You should always be careful what you wish for because you might get it. Well, they now have their chance, for the House Republicans have sent a bill to the Senate to fund everything about the government except for Obamacare. It is a foregone conclusion that the Senate will strip out the "except for Obamacare" part and send the bill right back to the House. It is patently clear that noone has any idea what will happen next. The House, under control of the craziest of the crazies there, will surely not say, "Oh, OK."
Lee, playing Sancho Panza to Cruz's Don Quixote, has already declared that the continuing resolution (to fund the government) "is not worth causing a shutdown over" (Yahoo News). Oops! Off message.
Toward the end of last week, internecine warfare between House Republicans and Senator Cruz, in particular, broke into the open. Let's have more of the same.
Repugnicans make two basic arguments about Obamacare:
1. The American people don't want Obamacare
It's true that poll after poll shows that less than half those polled favor Obamacare. But what they don't ever mention is that when you dig into the numbers, a substantial number who don't favor Obamacare don't favor it because it didn't go far enough (CNN/ORC International).
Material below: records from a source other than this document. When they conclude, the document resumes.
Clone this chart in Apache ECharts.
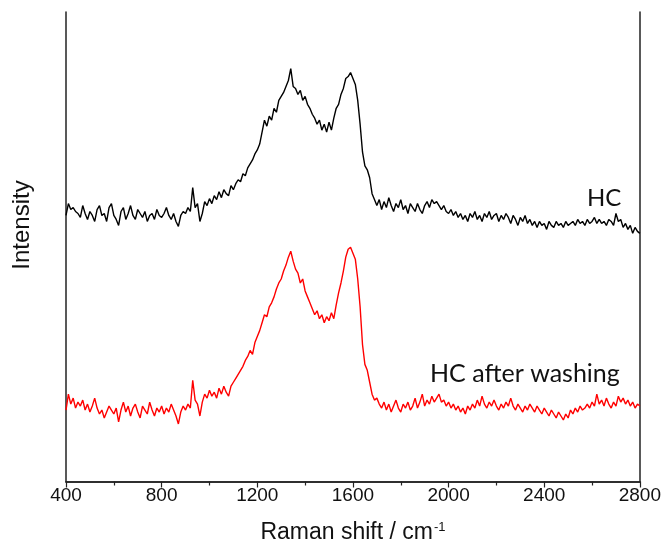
<!DOCTYPE html>
<html>
<head>
<meta charset="utf-8">
<script src="https://cdn.jsdelivr.net/npm/echarts@6/dist/echarts.min.js"></script>
<style>
  html, body { margin: 0; padding: 0; background: #fff; }
  #chart { width: 664px; height: 549px; }
</style>
</head>
<body>
<div id="chart"></div>
<script>
// Raman shift sampled every 10 cm-1 from 400 to 2800
const shiftStart = 400;
const shiftStep = 10;
const xTicks = [400, 800, 1200, 1600, 2000, 2400, 2800];

// intensity, arbitrary units
const hcIntensity = [
  268, 280, 274, 276, 272, 270, 266, 278, 270, 264,
  272, 268, 262, 274, 278, 268, 270, 262, 276, 280,
  268, 264, 258, 272, 276, 264, 270, 278, 268, 264,
  274, 270, 266, 272, 262, 268, 270, 264, 274, 268,
  266, 270, 276, 268, 264, 270, 262, 257, 268, 272,
  270, 276, 272, 296, 276, 280, 262, 270, 282, 278,
  285, 280, 288, 284, 292, 286, 294, 290, 288, 298,
  294, 300, 304, 302, 310, 308, 316, 320, 324, 330,
  334, 340, 352, 364, 358, 368, 364, 376, 372, 384,
  388, 392, 398, 404, 416, 398, 396, 390, 394, 384,
  388, 380, 376, 370, 366, 360, 364, 354, 360, 352,
  362, 354, 366, 376, 380, 390, 396, 406, 408, 412,
  406, 400, 384, 360, 332, 318, 314, 306, 290, 284,
  278, 284, 274, 282, 276, 286, 278, 272, 280, 276,
  284, 274, 278, 270, 280, 276, 272, 280, 274, 270,
  278, 282, 276, 284, 280, 282, 278, 274, 278, 272,
  270, 274, 268, 272, 266, 270, 264, 268, 262, 270,
  266, 272, 264, 268, 262, 270, 266, 272, 264, 268,
  270, 262, 268, 264, 270, 266, 260, 268, 264, 258,
  266, 262, 268, 260, 264, 258, 262, 256, 262, 258,
  260, 254, 262, 258, 256, 262, 258, 260, 256, 262,
  258, 260, 262, 258, 264, 260, 262, 258, 264, 260,
  262, 266, 260, 264, 260, 262, 258, 264, 262, 258,
  270, 262, 264, 256, 260, 254, 258, 250, 256, 252,
  250
];

const washedIntensity = [
  72, 88, 78, 84, 74, 80, 76, 82, 72, 78,
  70, 76, 84, 74, 68, 72, 64, 70, 76, 72,
  68, 74, 60, 72, 80, 70, 76, 66, 74, 78,
  70, 64, 76, 72, 68, 80, 72, 66, 74, 70,
  76, 68, 74, 70, 78, 72, 66, 58, 70, 76,
  72, 78, 74, 102, 82, 78, 66, 80, 88, 84,
  92, 86, 90, 84, 94, 88, 96, 90, 86, 96,
  100, 104, 108, 112, 116, 122, 126, 132, 128, 140,
  146, 152, 160, 168, 166, 176, 180, 186, 194, 200,
  204, 212, 218, 226, 232, 222, 214, 210, 200, 204,
  192, 186, 180, 174, 168, 172, 164, 168, 160, 166,
  162, 170, 164, 178, 190, 200, 212, 226, 234, 236,
  230, 224, 204, 176, 138, 118, 112, 100, 88, 82,
  84, 78, 74, 80, 72, 78, 70, 76, 82, 74,
  70, 78, 74, 80, 72, 76, 84, 74, 80, 88,
  76, 82, 78, 86, 80, 84, 88, 80, 82, 76,
  80, 74, 78, 72, 76, 70, 74, 68, 76, 72,
  78, 74, 82, 76, 86, 78, 74, 80, 76, 82,
  76, 72, 78, 74, 80, 76, 84, 76, 72, 78,
  74, 70, 76, 72, 78, 74, 70, 76, 72, 68,
  74, 70, 66, 72, 68, 64, 70, 66, 62, 68,
  64, 72, 68, 74, 70, 76, 72, 74, 78, 74,
  80, 76, 88, 78, 82, 76, 84, 78, 74, 80,
  76, 86, 80, 84, 78, 82, 76, 80, 74, 78,
  76
];

const toPairs = arr => arr.map((v, i) => [shiftStart + i * shiftStep, v]);

const chart = echarts.init(document.getElementById('chart'));

const axisLine = { show: true, lineStyle: { color: '#222', width: 1.5 } };

const option = {
  backgroundColor: '#fff',
  animation: false,
  grid: { left: 66, right: 23, top: 12, bottom: 64 },
  xAxis: [
    {
      type: 'value',
      min: 400,
      max: 2800,
      interval: 400,
      axisLine: axisLine,
      axisTick: { show: true, inside: false, length: 6, lineStyle: { color: '#222', width: 1.2 } },
      minorTick: { show: true, splitNumber: 2, length: 4, lineStyle: { color: '#222', width: 1.2 } },
      axisLabel: {
        margin: 5,
        color: '#111',
        fontFamily: 'Liberation Sans',
        fontSize: 19,
        formatter: v => (xTicks.includes(v) ? String(v) : '')
      },
      splitLine: { show: false },
      name: '{a|Raman shift / cm}{s|-1}',
      nameLocation: 'middle',
      nameGap: 39,
      nameTextStyle: {
        rich: {
          a: { fontFamily: 'Liberation Sans', fontSize: 23, color: '#111' },
          s: { fontFamily: 'Liberation Sans', fontSize: 13, color: '#111', verticalAlign: 'top', padding: [0, 0, 11, 1] }
        }
      }
    },
    {
      type: 'value',
      position: 'top',
      min: 400,
      max: 2800,
      axisLine: axisLine,
      axisTick: { show: false },
      axisLabel: { show: false },
      splitLine: { show: false }
    }
  ],
  yAxis: [
    {
      type: 'value',
      min: 0,
      max: 473,
      axisLine: axisLine,
      axisTick: { show: false },
      axisLabel: { show: false },
      splitLine: { show: false }
    },
    {
      type: 'value',
      position: 'right',
      min: 0,
      max: 473,
      axisLine: axisLine,
      axisTick: { show: false },
      axisLabel: { show: false },
      splitLine: { show: false }
    }
  ],
  graphic: [
    {
      type: 'text',
      x: 22,
      y: 225,
      rotation: Math.PI / 2,
      style: {
        text: 'Intensity',
        fontFamily: 'Liberation Sans',
        fontSize: 24,
        fill: '#111',
        align: 'center',
        verticalAlign: 'middle'
      }
    },
    {
      type: 'text',
      x: 587,
      y: 198,
      style: {
        text: 'HC',
        fontFamily: 'Lato',
        fontSize: 24,
        fill: '#111',
        verticalAlign: 'middle'
      }
    },
    {
      type: 'text',
      x: 430,
      y: 374,
      style: {
        text: 'HC after washing',
        fontFamily: 'Lato',
        fontSize: 25,
        fill: '#111',
        verticalAlign: 'middle'
      }
    }
  ],
  series: [
    {
      name: 'HC',
      type: 'line',
      data: toPairs(hcIntensity),
      showSymbol: false,
      lineStyle: { color: '#000', width: 1.4 },
      z: 3
    },
    {
      name: 'HC after washing',
      type: 'line',
      data: toPairs(washedIntensity),
      showSymbol: false,
      lineStyle: { color: '#ff0000', width: 1.4 },
      z: 3
    }
  ]
};

chart.setOption(option);
</script>
</body>
</html>
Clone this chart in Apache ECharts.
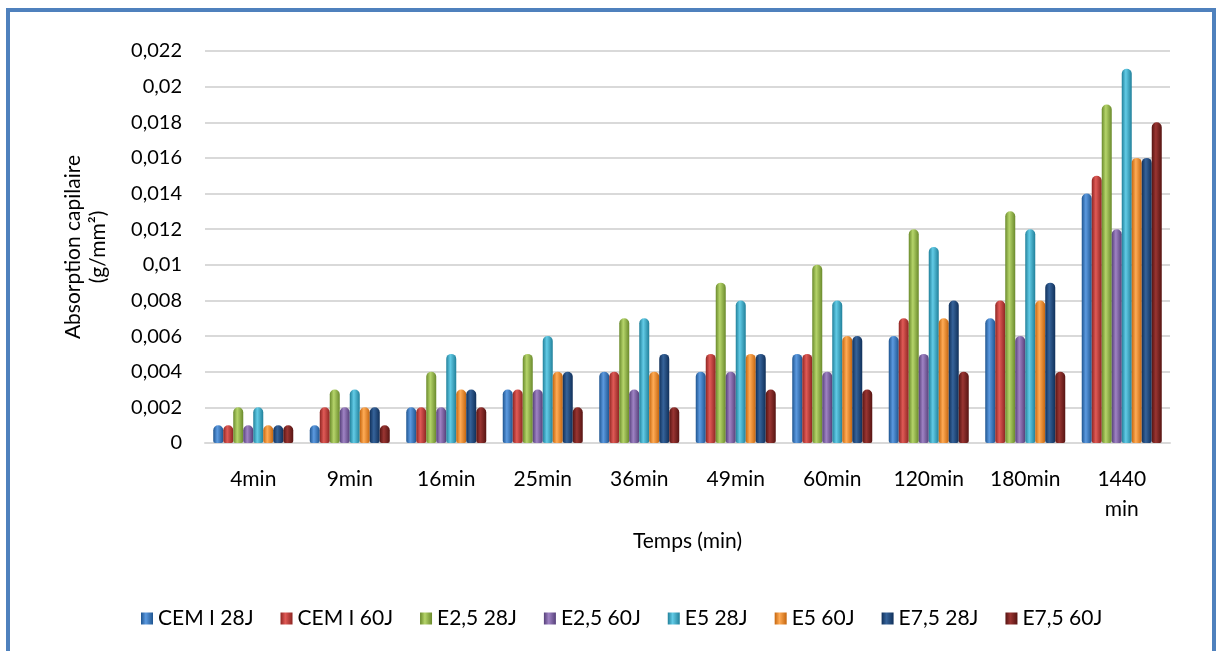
<!DOCTYPE html>
<html><head><meta charset="utf-8">
<script src="https://cdn.jsdelivr.net/npm/echarts@6/dist/echarts.min.js"></script>
<style>html,body{margin:0;padding:0;background:#fff}#c{width:1219px;height:651px}</style>
</head><body><div id="c"></div>
<script>
const categories = ['4min','9min','16min','25min','36min','49min','60min','120min','180min','1440\nmin'];
const seriesNames = ['CEM I 28J','CEM I 60J','E2,5 28J','E2,5 60J','E5 28J','E5 60J','E7,5 28J','E7,5 60J'];
const cem28  = [0.001,0.001,0.002,0.003,0.004,0.004,0.005,0.006,0.007,0.014];
const cem60  = [0.001,0.002,0.002,0.003,0.004,0.005,0.005,0.007,0.008,0.015];
const e25_28 = [0.002,0.003,0.004,0.005,0.007,0.009,0.010,0.012,0.013,0.019];
const e25_60 = [0.001,0.002,0.002,0.003,0.003,0.004,0.004,0.005,0.006,0.012];
const e5_28  = [0.002,0.003,0.005,0.006,0.007,0.008,0.008,0.011,0.012,0.021];
const e5_60  = [0.001,0.002,0.003,0.004,0.004,0.005,0.006,0.007,0.008,0.016];
const e75_28 = [0.001,0.002,0.003,0.004,0.005,0.005,0.006,0.008,0.009,0.016];
const e75_60 = [0.001,0.001,0.002,0.002,0.002,0.003,0.003,0.004,0.004,0.018];
const allValues = [cem28,cem60,e25_28,e25_60,e5_28,e5_60,e75_28,e75_60];
const colors = [
  ['#1f5590','#5c9ae0'],
  ['#8e2522','#e05a56'],
  ['#6a8a2c','#b5d46a'],
  ['#56407a','#9f83c4'],
  ['#21809a','#62cbe6'],
  ['#c5660f','#ffab55'],
  ['#10305a','#36639a'],
  ['#561412','#9a3532']
];
const fmt = v => { const r = Math.round(v*1000)/1000; return String(r).replace('.', ','); };
const grad = (c) => new echarts.graphic.LinearGradient(0,0,1,0,[
  {offset:0,color:c[0]},{offset:0.4,color:c[1]},{offset:1,color:c[0]}]);
const chart = echarts.init(document.getElementById('c'));
const F = 'Lato, "Open Sans", sans-serif';
chart.setOption({
  animation:false,
  graphic:[{type:'rect',shape:{x:8,y:10,width:1206,height:660},style:{fill:'none',stroke:'#4f81bd',lineWidth:4}}],
  grid:{left:205,right:49,top:51,bottom:208},
  legend:{left:136,top:603,itemWidth:12,itemHeight:12,itemGap:27,icon:'rect',
    textStyle:{fontFamily:F,fontSize:21,color:'#000',padding:[0,0,0,0]},
    data:seriesNames.map((n,i)=>({name:n,itemStyle:{color:grad(colors[i])}}))},
  xAxis:{type:'category',data:categories,
    axisLine:{lineStyle:{color:'#d9d9d9',width:2}},axisTick:{show:false},
    axisLabel:{fontFamily:F,fontSize:21,color:'#000',margin:21,lineHeight:30},
    name:'Temps (min)',nameLocation:'middle',nameGap:88,
    nameTextStyle:{fontFamily:F,fontSize:21,color:'#000'}},
  yAxis:{type:'value',min:0,max:0.022,interval:0.002,
    axisLine:{show:false},axisTick:{show:false},
    splitLine:{lineStyle:{color:'#d9d9d9',width:2}},
    axisLabel:{fontFamily:F,fontSize:20,color:'#000',margin:23,formatter:fmt},
    name:'Absorption capilaire\n(g/mm²)',nameLocation:'middle',nameGap:94,
    nameTextStyle:{fontFamily:F,fontSize:21,color:'#000',lineHeight:25}},
  series:seriesNames.map((n,i)=>({
    name:n,type:'bar',data:allValues[i],barWidth:10,barGap:'0%',
    itemStyle:{color:grad(colors[i]),borderRadius:[5,5,2,2]}
  }))
});
</script></body></html>
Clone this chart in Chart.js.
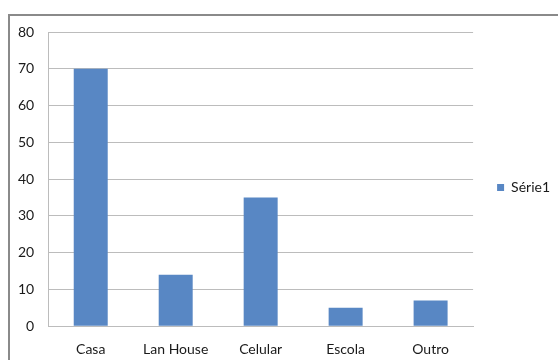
<!DOCTYPE html>
<html>
<head>
<meta charset="utf-8">
<script src="https://cdn.jsdelivr.net/npm/chart.js@4/dist/chart.umd.min.js"></script>
<style>
  html, body { margin: 0; padding: 0; background: #fff; }
  #wrap { position: relative; width: 558px; height: 360px; overflow: hidden; }
  #frame { position: absolute; left: 8px; top: 14px; width: 600px; height: 400px;
           border: 2px solid #8a8a8a; box-sizing: border-box; }
  canvas { position: absolute; left: 0; top: 0; }
</style>
</head>
<body>
<div id="wrap">
  <div id="frame"></div>
  <canvas id="c" width="558" height="360"></canvas>
</div>
<script>
// Where people access the internet
const categories = ['Casa', 'Lan House', 'Celular', 'Escola', 'Outro'];
const serie1 = [70, 14, 35, 5, 7];
const seriesName = 'Série1';

const FONT = 'Lato, Calibri, "Liberation Sans", sans-serif';
const TEXT = '#1a1a1a';
const GRID = '#bcbcbc';

// Lift the right-hand legend so it sits at the middle of the frame
const legendNudge = {
  id: 'legendNudge',
  afterLayout(chart, args, opts) {
    const lg = chart.legend;
    if (lg) { lg.top += opts.dy; lg.bottom += opts.dy; }
  }
};

new Chart(document.getElementById('c'), {
  type: 'bar',
  data: {
    labels: categories,
    datasets: [{
      label: seriesName,
      data: serie1,
      backgroundColor: '#5887c4',
      borderWidth: 0,
      barPercentage: 0.4,
      categoryPercentage: 1.0
    }]
  },
  options: {
    responsive: false,
    animation: false,
    layout: { padding: { left: 4, top: 32, right: -2, bottom: -13 } },
    plugins: {
      legendNudge: { dy: -15 },
      legend: {
        position: 'right',
        align: 'center',
        labels: {
          boxWidth: 7, boxHeight: 7, padding: 24,
          color: TEXT,
          font: { family: FONT, size: 14 }
        }
      },
      tooltip: { enabled: false }
    },
    scales: {
      x: {
        grid: { display: false, drawTicks: false },
        border: { display: true, color: GRID, width: 1 },
        ticks: { color: TEXT, font: { family: FONT, size: 14 }, padding: 15, maxRotation: 0 }
      },
      y: {
        min: 0, max: 80,
        ticks: { stepSize: 10, color: TEXT, font: { family: FONT, size: 14 }, padding: 14 },
        grid: { color: GRID, drawTicks: false },
        border: { display: true, color: GRID, width: 1 }
      }
    }
  },
  plugins: [legendNudge]
});
</script>
</body>
</html>
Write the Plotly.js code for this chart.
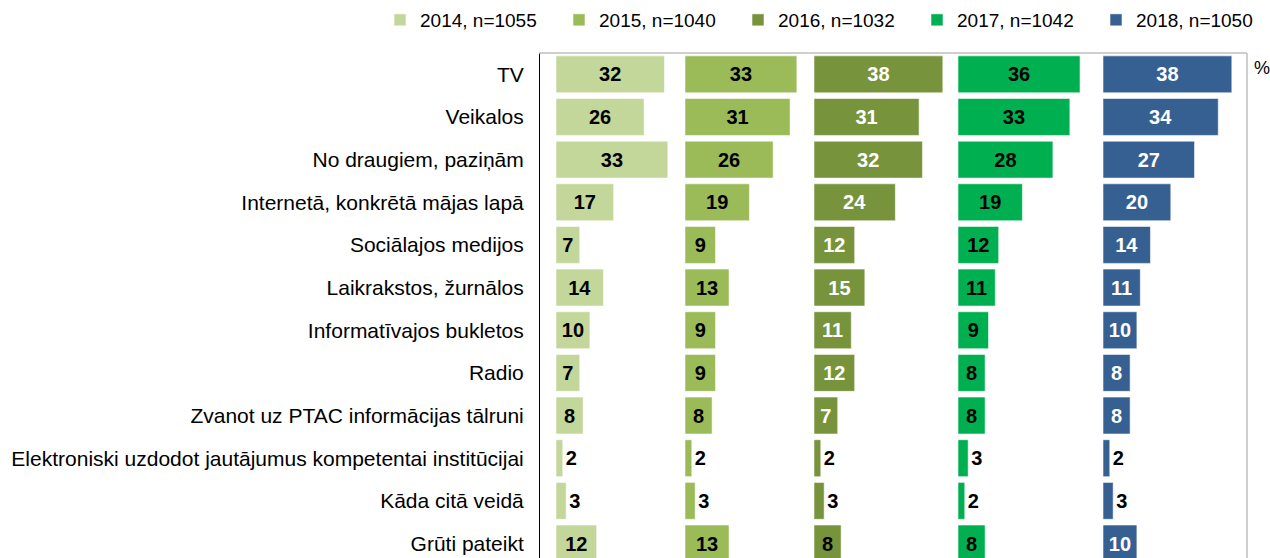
<!DOCTYPE html>
<html>
<head>
<meta charset="utf-8">
<script src="https://cdn.plot.ly/plotly-3.0.1.min.js"></script>
<style>html,body{margin:0;padding:0;background:#fff;}#chart{width:1270px;height:558px;}</style>
</head>
<body>
<div id="chart"></div>
<script>
// ---- data ----
const categories = ["TV","Veikalos","No draugiem, paziņām","Internetā, konkrētā mājas lapā","Sociālajos medijos","Laikrakstos, žurnālos","Informatīvajos bukletos","Radio","Zvanot uz PTAC informācijas tālruni","Elektroniski uzdodot jautājumus kompetentai institūcijai","Kāda citā veidā","Grūti pateikt"];
const seriesNames = ["2014, n=1055","2015, n=1040","2016, n=1032","2017, n=1042","2018, n=1050"];
const v2014 = [32,26,33,17,7,14,10,7,8,2,3,12];
const v2015 = [33,31,26,19,9,13,9,9,8,2,3,13];
const v2016 = [38,31,32,24,12,15,11,12,7,2,3,8];
const v2017 = [36,33,28,19,12,11,9,8,8,3,2,8];
const v2018 = [38,34,27,20,14,11,10,8,8,2,3,10];
const allValues = [v2014, v2015, v2016, v2017, v2018];

// ---- style ----
const FONT = '"Liberation Sans", Arial, sans-serif';
const colors = ['#C4D79B','#9BBB59','#77933C','#00B050','#376092'];
const insideColors = ['#000000','#000000','#FFFFFF','#000000','#FFFFFF'];
const plotL = 539, plotR = 1247, plotW = plotR - plotL;
const pxPerUnit = 3.39;
const panelStartPx = [556, 685, 814, 958, 1103];
const panelSpanUnits = [37.5, 37.5, 42, 42, 42];
const outsideBelow = 4;

const traces = [];
const layout = {
  width: 1270, height: 558,
  margin: {l: plotL, r: 1270 - plotR, t: 53, b: 0, pad: 0, autoexpand: false},
  paper_bgcolor: '#FFFFFF', plot_bgcolor: '#FFFFFF',
  font: {family: FONT, color: '#000000', size: 19},
  bargap: 0.134,
  showlegend: true,
  legend: {
    orientation: 'h', x: (380 - plotL) / plotW, xanchor: 'left',
    y: 1 + (53 - 20) / 505, yanchor: 'middle',
    font: {family: FONT, size: 19, color: '#000000'},
    entrywidth: 134, itemwidth: 30, bgcolor: 'rgba(0,0,0,0)'
  },
  yaxis: {
    type: 'category', categoryorder: 'array', categoryarray: categories,
    range: [11.34, -0.5], autorange: false, fixedrange: true,
    anchor: 'free', position: 0,
    showline: true, linecolor: '#000000', linewidth: 1,
    showgrid: false, zeroline: false, ticks: '',
    ticklabelstandoff: 11,
    tickfont: {family: FONT, size: 21, color: '#000000'}
  },
  shapes: [
    {type: 'line', xref: 'paper', yref: 'paper', x0: 0, x1: 1, y0: 1, y1: 1, line: {color: '#BFBFBF', width: 1.5}},
    {type: 'line', xref: 'paper', yref: 'paper', x0: 1, x1: 1, y0: 0, y1: 1, line: {color: '#BFBFBF', width: 1.5}}
  ],
  annotations: [
    {xref: 'paper', yref: 'paper', x: (1262 - plotL) / plotW, y: 1 - (68 - 53) / 505,
     xanchor: 'center', yanchor: 'middle', showarrow: false, text: '%',
     font: {family: FONT, size: 18, color: '#000000'}}
  ]
};

allValues.forEach((vals, i) => {
  const axName = i === 0 ? 'xaxis' : 'xaxis' + (i + 1);
  const axRef = i === 0 ? 'x' : 'x' + (i + 1);
  const d0 = (panelStartPx[i] - plotL) / plotW;
  const d1 = (panelStartPx[i] + panelSpanUnits[i] * pxPerUnit - plotL) / plotW;
  layout[axName] = {
    domain: [d0, Math.min(d1, 1)], range: [0, panelSpanUnits[i]], anchor: 'y',
    visible: false, showgrid: false, zeroline: false, fixedrange: true
  };
  const pos = vals.map(v => v < outsideBelow ? 'outside' : 'inside');
  let inCols = vals.map(() => insideColors[i]);
  if (i === 2) inCols[inCols.length - 1] = '#000000';
  traces.push({
    type: 'bar', orientation: 'h', name: seriesNames[i],
    x: vals, y: categories, xaxis: axRef, yaxis: 'y',
    marker: {color: colors[i], line: {color: 'rgba(255,255,255,0.55)', width: 1}},
    text: vals.map(String), textposition: pos,
    insidetextanchor: 'middle', constraintext: 'none', cliponaxis: false,
    textfont: {family: FONT, size: 20, weight: 'bold', color: inCols},
    insidetextfont: {family: FONT, size: 20, weight: 'bold', color: inCols},
    outsidetextfont: {family: FONT, size: 20, weight: 'bold', color: '#000000'},
    hoverinfo: 'skip'
  });
});

Plotly.newPlot('chart', traces, layout, {staticPlot: true, displayModeBar: false});
</script>
</body>
</html>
Of course people aren't in favor of Obamacare — the Republicans have spent the last three years telling lie after lie and distortion after distortion about it, spreading fear, uncertainty, and doubt.
And it has worked well: a recent poll by ABC News shows that more than 6 in 10 feel that they do not have enough information about the law (ABC News/Washington Post poll).
2. Obamacare isn't "ready for prime time"
They never say what they mean when they say that Obamacare "isn't ready." If they mean that the rollout will not be without hiccups and glitches, they're right of course - no massive program or product is ever rolled out without a glitch.
My idea is that the reason they're hammering on "it's not ready" is so they can defend a fall-back strategy when the fight over the continuing resolution fails and they move on to raising the debt ceiling, which will come up in October. Having failed to "defund" Obamacare, they will then argue that it has to be delayed until it's "ready." Any delay would not be devoted to making it ready but be used as an opportunity to air more scary anti-Obamacare ads.
Message: Be afraid, be very afraid.
The right wing has done everything possible to obstruct the implementation of Obamacare. These ads, aimed at college students, are intended to discourage young people from signing up. It's not clear to me why anybody thinks this kind of campaign is going to be effective because most college students are under 26 years old and can therefore be covered under their parents' policies. This disgraceful campaign bears the fingerprints of the infamous Koch brothers who are funding it (ThinkProgress)
There seem to be no tactics too low or too deceptive for right wing Republicans bent on obstructing and sabotaging President Obama. They have to be stopped; they are putting our very government at risk. I know some think that's a good thing, but they haven't thought through the implications of anarchy.